Wherever the string "this" appears, copy the whole line.

::: PROVIDED RECORDS :::

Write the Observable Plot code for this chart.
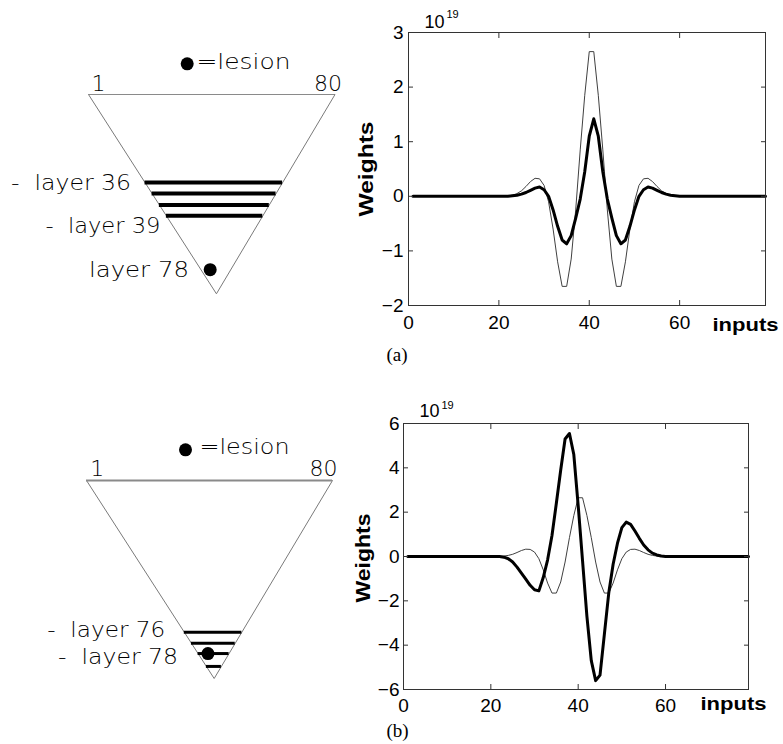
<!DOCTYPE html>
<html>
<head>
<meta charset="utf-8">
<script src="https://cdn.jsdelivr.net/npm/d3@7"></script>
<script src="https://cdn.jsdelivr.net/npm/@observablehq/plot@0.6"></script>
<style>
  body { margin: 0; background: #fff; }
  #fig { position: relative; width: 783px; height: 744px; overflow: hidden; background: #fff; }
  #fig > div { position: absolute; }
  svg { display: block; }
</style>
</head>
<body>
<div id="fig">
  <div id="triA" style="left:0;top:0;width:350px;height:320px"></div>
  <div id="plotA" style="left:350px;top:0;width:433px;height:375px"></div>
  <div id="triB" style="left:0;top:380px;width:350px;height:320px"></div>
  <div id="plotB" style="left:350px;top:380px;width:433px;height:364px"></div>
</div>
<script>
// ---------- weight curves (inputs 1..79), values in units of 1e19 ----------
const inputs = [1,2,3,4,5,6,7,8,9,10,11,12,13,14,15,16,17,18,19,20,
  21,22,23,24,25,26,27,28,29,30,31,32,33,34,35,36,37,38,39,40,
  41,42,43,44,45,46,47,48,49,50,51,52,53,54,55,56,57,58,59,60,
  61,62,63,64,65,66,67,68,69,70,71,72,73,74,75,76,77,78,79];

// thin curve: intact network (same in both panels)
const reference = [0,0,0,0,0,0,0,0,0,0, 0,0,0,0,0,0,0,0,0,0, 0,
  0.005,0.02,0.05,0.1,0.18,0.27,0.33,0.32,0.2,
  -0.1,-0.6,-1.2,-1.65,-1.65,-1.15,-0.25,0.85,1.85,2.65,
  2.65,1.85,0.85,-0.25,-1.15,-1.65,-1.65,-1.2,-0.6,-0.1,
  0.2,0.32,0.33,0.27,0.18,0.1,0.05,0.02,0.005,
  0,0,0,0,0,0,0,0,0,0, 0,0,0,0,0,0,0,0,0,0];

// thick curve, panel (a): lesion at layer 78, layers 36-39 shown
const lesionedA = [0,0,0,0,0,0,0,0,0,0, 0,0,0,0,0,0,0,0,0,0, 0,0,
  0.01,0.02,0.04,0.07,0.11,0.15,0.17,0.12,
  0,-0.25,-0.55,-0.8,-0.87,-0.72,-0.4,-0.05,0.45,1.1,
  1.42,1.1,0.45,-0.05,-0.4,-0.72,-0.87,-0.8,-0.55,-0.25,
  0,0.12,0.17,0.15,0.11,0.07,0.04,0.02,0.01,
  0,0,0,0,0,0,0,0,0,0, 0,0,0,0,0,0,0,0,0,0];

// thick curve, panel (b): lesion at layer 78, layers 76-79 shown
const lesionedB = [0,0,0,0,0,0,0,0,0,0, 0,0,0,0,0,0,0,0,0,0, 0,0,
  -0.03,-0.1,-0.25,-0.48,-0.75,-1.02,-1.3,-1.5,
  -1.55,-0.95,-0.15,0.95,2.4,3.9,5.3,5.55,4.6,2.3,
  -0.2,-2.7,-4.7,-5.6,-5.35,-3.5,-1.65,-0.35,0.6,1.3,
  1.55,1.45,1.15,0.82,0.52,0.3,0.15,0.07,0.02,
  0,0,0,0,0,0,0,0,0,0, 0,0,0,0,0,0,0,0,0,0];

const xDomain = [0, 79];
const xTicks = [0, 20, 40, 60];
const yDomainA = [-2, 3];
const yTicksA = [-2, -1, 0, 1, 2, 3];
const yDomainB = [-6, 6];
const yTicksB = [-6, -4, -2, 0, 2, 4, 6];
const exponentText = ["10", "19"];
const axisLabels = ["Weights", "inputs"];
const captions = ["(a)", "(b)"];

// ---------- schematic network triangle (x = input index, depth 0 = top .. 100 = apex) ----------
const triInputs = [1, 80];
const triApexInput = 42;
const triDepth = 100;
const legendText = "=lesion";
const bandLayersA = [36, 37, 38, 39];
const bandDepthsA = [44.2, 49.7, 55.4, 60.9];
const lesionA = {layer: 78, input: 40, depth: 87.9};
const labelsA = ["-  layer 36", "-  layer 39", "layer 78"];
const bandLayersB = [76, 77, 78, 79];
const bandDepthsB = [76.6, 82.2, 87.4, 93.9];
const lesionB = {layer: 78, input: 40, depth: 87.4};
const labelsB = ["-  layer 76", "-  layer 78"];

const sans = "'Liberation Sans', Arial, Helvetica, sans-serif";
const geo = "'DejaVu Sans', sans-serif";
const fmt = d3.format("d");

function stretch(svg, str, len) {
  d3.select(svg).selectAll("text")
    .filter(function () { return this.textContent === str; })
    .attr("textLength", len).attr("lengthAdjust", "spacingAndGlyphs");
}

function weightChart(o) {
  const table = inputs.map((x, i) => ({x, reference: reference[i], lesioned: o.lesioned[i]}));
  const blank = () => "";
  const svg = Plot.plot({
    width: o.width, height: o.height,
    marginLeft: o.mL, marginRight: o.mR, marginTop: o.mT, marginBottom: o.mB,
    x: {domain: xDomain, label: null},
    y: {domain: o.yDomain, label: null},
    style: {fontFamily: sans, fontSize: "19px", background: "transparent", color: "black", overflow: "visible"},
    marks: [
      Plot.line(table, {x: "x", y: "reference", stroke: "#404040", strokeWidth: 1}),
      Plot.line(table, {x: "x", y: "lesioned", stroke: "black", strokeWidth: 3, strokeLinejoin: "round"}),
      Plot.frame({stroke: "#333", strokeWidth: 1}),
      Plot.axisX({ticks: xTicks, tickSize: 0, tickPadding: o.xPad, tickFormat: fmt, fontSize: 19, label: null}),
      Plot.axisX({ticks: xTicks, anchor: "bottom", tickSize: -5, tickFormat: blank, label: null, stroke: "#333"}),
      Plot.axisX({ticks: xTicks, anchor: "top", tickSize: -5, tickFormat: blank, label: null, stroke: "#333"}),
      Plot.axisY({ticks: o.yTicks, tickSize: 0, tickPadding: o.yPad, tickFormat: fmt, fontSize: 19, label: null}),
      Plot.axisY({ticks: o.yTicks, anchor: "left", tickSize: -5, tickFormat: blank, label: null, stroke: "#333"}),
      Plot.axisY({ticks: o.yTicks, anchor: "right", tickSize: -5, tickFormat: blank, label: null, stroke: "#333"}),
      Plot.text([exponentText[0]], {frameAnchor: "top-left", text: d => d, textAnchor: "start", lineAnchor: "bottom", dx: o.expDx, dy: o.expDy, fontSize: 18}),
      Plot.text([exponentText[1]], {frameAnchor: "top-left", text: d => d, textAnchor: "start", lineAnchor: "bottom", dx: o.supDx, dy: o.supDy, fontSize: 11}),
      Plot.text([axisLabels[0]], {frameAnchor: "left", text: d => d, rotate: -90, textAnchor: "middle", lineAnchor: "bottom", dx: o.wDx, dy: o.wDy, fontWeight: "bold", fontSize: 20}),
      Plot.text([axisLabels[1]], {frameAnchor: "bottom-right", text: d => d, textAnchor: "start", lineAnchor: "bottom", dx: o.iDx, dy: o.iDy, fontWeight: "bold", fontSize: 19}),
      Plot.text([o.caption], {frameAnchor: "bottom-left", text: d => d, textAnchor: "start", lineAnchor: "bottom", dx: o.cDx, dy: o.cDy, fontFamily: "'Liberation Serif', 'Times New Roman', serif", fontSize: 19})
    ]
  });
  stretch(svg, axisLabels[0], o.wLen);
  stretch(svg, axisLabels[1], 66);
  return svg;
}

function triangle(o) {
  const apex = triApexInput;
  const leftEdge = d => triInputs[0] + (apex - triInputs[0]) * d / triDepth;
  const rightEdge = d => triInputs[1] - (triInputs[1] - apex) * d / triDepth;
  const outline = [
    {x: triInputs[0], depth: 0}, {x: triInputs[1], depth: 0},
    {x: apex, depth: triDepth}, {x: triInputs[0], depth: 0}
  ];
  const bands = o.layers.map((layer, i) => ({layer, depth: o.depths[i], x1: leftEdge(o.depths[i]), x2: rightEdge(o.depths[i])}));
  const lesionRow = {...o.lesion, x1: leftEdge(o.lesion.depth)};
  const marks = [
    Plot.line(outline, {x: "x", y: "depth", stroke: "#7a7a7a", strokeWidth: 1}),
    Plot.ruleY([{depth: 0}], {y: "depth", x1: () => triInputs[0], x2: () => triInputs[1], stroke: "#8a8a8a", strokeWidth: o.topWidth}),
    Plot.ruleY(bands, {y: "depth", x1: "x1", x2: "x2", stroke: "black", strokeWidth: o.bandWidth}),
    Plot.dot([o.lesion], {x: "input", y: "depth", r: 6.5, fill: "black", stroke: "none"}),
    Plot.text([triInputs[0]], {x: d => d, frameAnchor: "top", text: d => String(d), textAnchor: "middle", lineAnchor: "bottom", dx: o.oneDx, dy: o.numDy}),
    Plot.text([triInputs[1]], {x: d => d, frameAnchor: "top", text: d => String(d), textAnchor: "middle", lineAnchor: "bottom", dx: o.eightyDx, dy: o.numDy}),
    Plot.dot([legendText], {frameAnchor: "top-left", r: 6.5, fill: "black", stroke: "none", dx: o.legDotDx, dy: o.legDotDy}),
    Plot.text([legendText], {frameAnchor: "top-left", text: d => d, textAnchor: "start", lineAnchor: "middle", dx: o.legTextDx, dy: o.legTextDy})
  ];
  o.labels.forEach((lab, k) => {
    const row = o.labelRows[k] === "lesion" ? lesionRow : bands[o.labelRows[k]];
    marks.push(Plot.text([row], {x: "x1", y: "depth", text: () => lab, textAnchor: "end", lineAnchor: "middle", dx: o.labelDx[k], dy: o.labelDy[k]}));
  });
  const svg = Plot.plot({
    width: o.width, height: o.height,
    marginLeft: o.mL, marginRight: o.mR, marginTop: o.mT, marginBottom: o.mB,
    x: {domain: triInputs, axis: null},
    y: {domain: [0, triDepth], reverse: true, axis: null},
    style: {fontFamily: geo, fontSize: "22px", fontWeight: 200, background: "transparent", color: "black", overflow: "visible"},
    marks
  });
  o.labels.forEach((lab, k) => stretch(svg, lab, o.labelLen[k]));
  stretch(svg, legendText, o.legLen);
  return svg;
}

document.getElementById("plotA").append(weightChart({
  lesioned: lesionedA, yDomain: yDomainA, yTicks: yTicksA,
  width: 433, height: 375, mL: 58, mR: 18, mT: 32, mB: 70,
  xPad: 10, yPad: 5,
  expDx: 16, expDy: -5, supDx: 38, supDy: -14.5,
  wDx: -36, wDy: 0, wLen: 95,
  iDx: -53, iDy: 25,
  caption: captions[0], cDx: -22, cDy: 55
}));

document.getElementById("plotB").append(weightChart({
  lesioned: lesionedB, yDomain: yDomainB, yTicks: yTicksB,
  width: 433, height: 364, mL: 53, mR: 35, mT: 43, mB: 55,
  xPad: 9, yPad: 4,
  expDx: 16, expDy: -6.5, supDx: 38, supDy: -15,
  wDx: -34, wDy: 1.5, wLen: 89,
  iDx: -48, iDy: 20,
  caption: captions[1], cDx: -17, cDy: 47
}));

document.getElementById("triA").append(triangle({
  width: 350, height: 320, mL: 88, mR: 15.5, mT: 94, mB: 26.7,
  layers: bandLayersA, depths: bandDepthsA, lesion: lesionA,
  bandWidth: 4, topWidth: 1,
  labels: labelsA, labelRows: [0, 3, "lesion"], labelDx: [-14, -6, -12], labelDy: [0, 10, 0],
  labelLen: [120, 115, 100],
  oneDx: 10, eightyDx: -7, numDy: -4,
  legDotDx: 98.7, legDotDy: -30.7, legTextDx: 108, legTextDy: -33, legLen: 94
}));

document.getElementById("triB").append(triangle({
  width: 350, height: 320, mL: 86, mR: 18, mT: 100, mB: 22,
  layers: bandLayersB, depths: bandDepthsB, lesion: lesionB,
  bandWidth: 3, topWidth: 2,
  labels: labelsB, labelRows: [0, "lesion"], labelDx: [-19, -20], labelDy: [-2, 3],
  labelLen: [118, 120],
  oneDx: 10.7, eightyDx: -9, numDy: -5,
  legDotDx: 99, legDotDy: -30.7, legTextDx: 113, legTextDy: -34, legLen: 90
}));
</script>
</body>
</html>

:::
::: PROVIDED RECORDS :::

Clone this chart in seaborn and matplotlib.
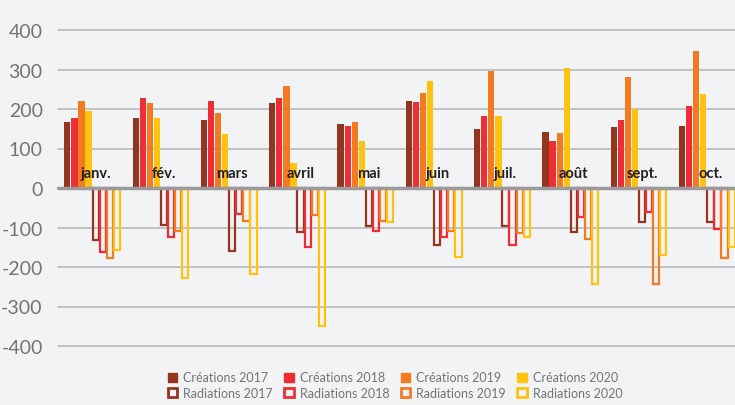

:::

→ **REPLY**:
Write the Observable Plot code for this chart.
    .filter(function () { return this.textContent === str; })
Clone this chart in seaborn and matplotlib.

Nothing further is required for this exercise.